[Entries with chart source code]

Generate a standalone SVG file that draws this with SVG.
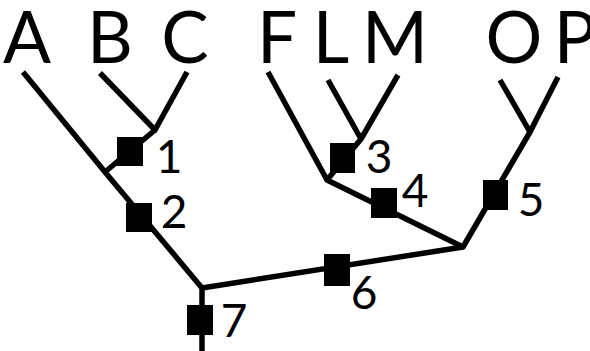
<svg xmlns="http://www.w3.org/2000/svg" width="590" height="351" viewBox="0 0 590 351">
<style>
.taxon{font-family:Lato,"Open Sans","Liberation Sans",sans-serif;font-size:71px;fill:#000;text-anchor:middle}
.num{font-family:Lato,"Open Sans","Liberation Sans",sans-serif;font-size:46px;fill:#000;text-anchor:middle}
.edge{fill:none;stroke:#000;stroke-width:5.5;stroke-linejoin:round;stroke-linecap:butt}
.box{fill:#000}
</style>
<rect width="590" height="351" fill="#fff"/>
<g id="connectors">
<path class="edge" d="M23,72 L105,172 L202,288 L202,351"/>
<path class="edge" d="M100,73 L155,130 L187,72"/>
<path class="edge" d="M155,130 L105,172"/>
<path class="edge" d="M268,72 L327,180 L463,247 L530,132"/>
<path class="edge" d="M328,80 L361,139 L398,75"/>
<path class="edge" d="M361,139 L327,180"/>
<path class="edge" d="M500,80 L530,132 L558,77"/>
<path class="edge" d="M202,288 L463,247"/>
</g>
<g id="taxon-A"><text class="taxon" x="27" y="63">A</text></g>
<g id="taxon-B"><text class="taxon" x="110" y="63">B</text></g>
<g id="taxon-C"><text class="taxon" x="185" y="63">C</text></g>
<g id="taxon-F"><text class="taxon" x="277" y="63">F</text></g>
<g id="taxon-L"><text class="taxon" x="331" y="63">L</text></g>
<g id="taxon-M"><text class="taxon" x="395" y="63">M</text></g>
<g id="taxon-O"><text class="taxon" x="514" y="63">O</text></g>
<g id="taxon-P"><text class="taxon" x="575" y="63">P</text></g>
<g id="char-1"><rect class="box" x="117" y="137" width="26" height="29"/><text class="num" x="169" y="173">1</text></g>
<g id="char-2"><rect class="box" x="126" y="203" width="26" height="29"/><text class="num" x="174" y="228">2</text></g>
<g id="char-3"><rect class="box" x="330" y="143" width="25" height="30"/><text class="num" x="379" y="173">3</text></g>
<g id="char-4"><rect class="box" x="371" y="188" width="26" height="30"/><text class="num" x="415" y="207">4</text></g>
<g id="char-5"><rect class="box" x="483" y="180" width="25" height="30"/><text class="num" x="531" y="216">5</text></g>
<g id="char-6"><rect class="box" x="324" y="254" width="26" height="32"/><text class="num" x="364" y="309">6</text></g>
<g id="char-7"><rect class="box" x="187" y="305" width="26" height="30"/><text class="num" x="234" y="337">7</text></g>
</svg>
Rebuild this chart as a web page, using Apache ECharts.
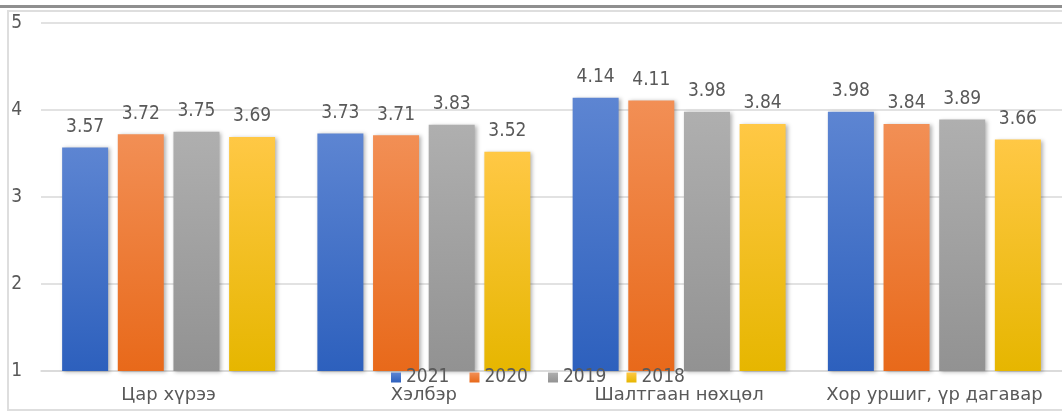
<!DOCTYPE html>
<html>
<head>
<meta charset="utf-8">
<script src="https://cdn.jsdelivr.net/npm/echarts@6/dist/echarts.min.js"></script>
<style>
  html, body { margin: 0; padding: 0; background: #fff; }
  #chart { width: 1062px; height: 415px; }
</style>
</head>
<body>
<div id="chart"></div>
<script>
// categories and series values
const categories = ['Цар хүрээ', 'Хэлбэр', 'Шалтгаан нөхцөл', 'Хор уршиг, үр дагавар']
const years = ['2021', '2020', '2019', '2018']
const values2021 = [3.57, 3.73, 4.14, 3.98]
const values2020 = [3.72, 3.71, 4.11, 3.84]
const values2019 = [3.75, 3.83, 3.98, 3.89]
const values2018 = [3.69, 3.52, 3.84, 3.66]
const yTicks = [1, 2, 3, 4, 5]

// gradient colours (top -> bottom)
const colors = [
  ['#5d85d2', '#2d60bd'],
  ['#f28f55', '#e8691a'],
  ['#afafaf', '#929292'],
  ['#ffc845', '#e6b600']
]

const chart = echarts.init(document.getElementById('chart'))

const textColor = '#595959'
const numFont = '"DejaVu Sans Condensed", "DejaVu Sans", sans-serif'

const makeSeries = (name, data, idx) => ({
  name: name,
  type: 'bar',
  data: data,
  barWidth: 46,
  barGap: '21%',
  itemStyle: {
    color: new echarts.graphic.LinearGradient(0, 0, 0, 1, [
      { offset: 0, color: colors[idx][0] },
      { offset: 1, color: colors[idx][1] }
    ]),
    shadowBlur: 4,
    shadowOffsetX: 2,
    shadowOffsetY: 1,
    shadowColor: 'rgba(0, 0, 0, 0.3)'
  },
  label: {
    show: true,
    position: 'top',
    distance: 11,
    color: textColor,
    fontSize: 19,
    fontFamily: numFont
  }
})

const option = {
  animation: false,
  backgroundColor: '#fff',
  graphic: [
    {
      type: 'rect',
      shape: { x: 0, y: 5, width: 1062, height: 3 },
      style: { fill: '#8f8f8f' },
      silent: true
    },
    {
      type: 'rect',
      shape: { x: 8, y: 11, width: 1070, height: 399 },
      style: { fill: 'none', stroke: '#dedede', lineWidth: 2 },
      silent: true
    }
  ],
  legend: {
    data: years,
    left: 391,
    top: 368,
    padding: 0,
    itemWidth: 10,
    itemHeight: 10,
    itemGap: 20,
    icon: 'rect',
    textStyle: {
      color: textColor,
      fontSize: 19,
      fontFamily: numFont
    }
  },
  grid: {
    left: 41,
    top: 23,
    width: 1025,
    height: 348
  },
  xAxis: {
    type: 'category',
    data: categories,
    axisLine: { lineStyle: { color: '#d9d9d9', width: 1.5 } },
    axisTick: { show: false },
    axisLabel: {
      interval: 0,
      hideOverlap: false,
      color: textColor,
      fontSize: 18,
      fontFamily: '"DejaVu Sans", sans-serif',
      margin: 15
    }
  },
  yAxis: {
    type: 'value',
    min: yTicks[0],
    max: yTicks[yTicks.length - 1],
    interval: 1,
    axisLine: { show: false },
    axisTick: { show: false },
    axisLabel: {
      color: textColor,
      fontSize: 19,
      fontFamily: numFont,
      margin: 19
    },
    splitLine: { lineStyle: { color: '#d9d9d9', width: 1.5 } }
  },
  series: [
    makeSeries(years[0], values2021, 0),
    makeSeries(years[1], values2020, 1),
    makeSeries(years[2], values2019, 2),
    makeSeries(years[3], values2018, 3)
  ]
}

chart.setOption(option)
</script>
</body>
</html>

Exercise objective:
Leave out the pictures and return every record word for word.

Exercise solution:
Generate a standalone SVG file that draws this with SVG.
<svg xmlns="http://www.w3.org/2000/svg" width="590" height="351" viewBox="0 0 590 351">
<style>
.taxon{font-family:Lato,"Open Sans","Liberation Sans",sans-serif;font-size:71px;fill:#000;text-anchor:middle}
.num{font-family:Lato,"Open Sans","Liberation Sans",sans-serif;font-size:46px;fill:#000;text-anchor:middle}
.edge{fill:none;stroke:#000;stroke-width:5.5;stroke-linejoin:round;stroke-linecap:butt}
.box{fill:#000}
</style>
<rect width="590" height="351" fill="#fff"/>
<g id="connectors">
<path class="edge" d="M23,72 L105,172 L202,288 L202,351"/>
<path class="edge" d="M100,73 L155,130 L187,72"/>
<path class="edge" d="M155,130 L105,172"/>
<path class="edge" d="M268,72 L327,180 L463,247 L530,132"/>
<path class="edge" d="M328,80 L361,139 L398,75"/>
<path class="edge" d="M361,139 L327,180"/>
<path class="edge" d="M500,80 L530,132 L558,77"/>
<path class="edge" d="M202,288 L463,247"/>
</g>
<g id="taxon-A"><text class="taxon" x="27" y="63">A</text></g>
<g id="taxon-B"><text class="taxon" x="110" y="63">B</text></g>
<g id="taxon-C"><text class="taxon" x="185" y="63">C</text></g>
<g id="taxon-F"><text class="taxon" x="277" y="63">F</text></g>
<g id="taxon-L"><text class="taxon" x="331" y="63">L</text></g>
<g id="taxon-M"><text class="taxon" x="395" y="63">M</text></g>
<g id="taxon-O"><text class="taxon" x="514" y="63">O</text></g>
<g id="taxon-P"><text class="taxon" x="575" y="63">P</text></g>
<g id="char-1"><rect class="box" x="117" y="137" width="26" height="29"/><text class="num" x="169" y="173">1</text></g>
<g id="char-2"><rect class="box" x="126" y="203" width="26" height="29"/><text class="num" x="174" y="228">2</text></g>
<g id="char-3"><rect class="box" x="330" y="143" width="25" height="30"/><text class="num" x="379" y="173">3</text></g>
<g id="char-4"><rect class="box" x="371" y="188" width="26" height="30"/><text class="num" x="415" y="207">4</text></g>
<g id="char-5"><rect class="box" x="483" y="180" width="25" height="30"/><text class="num" x="531" y="216">5</text></g>
<g id="char-6"><rect class="box" x="324" y="254" width="26" height="32"/><text class="num" x="364" y="309">6</text></g>
<g id="char-7"><rect class="box" x="187" y="305" width="26" height="30"/><text class="num" x="234" y="337">7</text></g>
</svg>
Rebuild this chart as a web page, using Apache ECharts.
<!DOCTYPE html>
<html>
<head>
<meta charset="utf-8">
<script src="https://cdn.jsdelivr.net/npm/echarts@6/dist/echarts.min.js"></script>
<style>
  html, body { margin: 0; padding: 0; background: #fff; }
  #chart { width: 1062px; height: 415px; }
</style>
</head>
<body>
<div id="chart"></div>
<script>
// categories and series values
const categories = ['Цар хүрээ', 'Хэлбэр', 'Шалтгаан нөхцөл', 'Хор уршиг, үр дагавар']
const years = ['2021', '2020', '2019', '2018']
const values2021 = [3.57, 3.73, 4.14, 3.98]
const values2020 = [3.72, 3.71, 4.11, 3.84]
const values2019 = [3.75, 3.83, 3.98, 3.89]
const values2018 = [3.69, 3.52, 3.84, 3.66]
const yTicks = [1, 2, 3, 4, 5]

// gradient colours (top -> bottom)
const colors = [
  ['#5d85d2', '#2d60bd'],
  ['#f28f55', '#e8691a'],
  ['#afafaf', '#929292'],
  ['#ffc845', '#e6b600']
]

const chart = echarts.init(document.getElementById('chart'))

const textColor = '#595959'
const numFont = '"DejaVu Sans Condensed", "DejaVu Sans", sans-serif'

const makeSeries = (name, data, idx) => ({
  name: name,
  type: 'bar',
  data: data,
  barWidth: 46,
  barGap: '21%',
  itemStyle: {
    color: new echarts.graphic.LinearGradient(0, 0, 0, 1, [
      { offset: 0, color: colors[idx][0] },
      { offset: 1, color: colors[idx][1] }
    ]),
    shadowBlur: 4,
    shadowOffsetX: 2,
    shadowOffsetY: 1,
    shadowColor: 'rgba(0, 0, 0, 0.3)'
  },
  label: {
    show: true,
    position: 'top',
    distance: 11,
    color: textColor,
    fontSize: 19,
    fontFamily: numFont
  }
})

const option = {
  animation: false,
  backgroundColor: '#fff',
  graphic: [
    {
      type: 'rect',
      shape: { x: 0, y: 5, width: 1062, height: 3 },
      style: { fill: '#8f8f8f' },
      silent: true
    },
    {
      type: 'rect',
      shape: { x: 8, y: 11, width: 1070, height: 399 },
      style: { fill: 'none', stroke: '#dedede', lineWidth: 2 },
      silent: true
    }
  ],
  legend: {
    data: years,
    left: 391,
    top: 368,
    padding: 0,
    itemWidth: 10,
    itemHeight: 10,
    itemGap: 20,
    icon: 'rect',
    textStyle: {
      color: textColor,
      fontSize: 19,
      fontFamily: numFont
    }
  },
  grid: {
    left: 41,
    top: 23,
    width: 1025,
    height: 348
  },
  xAxis: {
    type: 'category',
    data: categories,
    axisLine: { lineStyle: { color: '#d9d9d9', width: 1.5 } },
    axisTick: { show: false },
    axisLabel: {
      interval: 0,
      hideOverlap: false,
      color: textColor,
      fontSize: 18,
      fontFamily: '"DejaVu Sans", sans-serif',
      margin: 15
    }
  },
  yAxis: {
    type: 'value',
    min: yTicks[0],
    max: yTicks[yTicks.length - 1],
    interval: 1,
    axisLine: { show: false },
    axisTick: { show: false },
    axisLabel: {
      color: textColor,
      fontSize: 19,
      fontFamily: numFont,
      margin: 19
    },
    splitLine: { lineStyle: { color: '#d9d9d9', width: 1.5 } }
  },
  series: [
    makeSeries(years[0], values2021, 0),
    makeSeries(years[1], values2020, 1),
    makeSeries(years[2], values2019, 2),
    makeSeries(years[3], values2018, 3)
  ]
}

chart.setOption(option)
</script>
</body>
</html>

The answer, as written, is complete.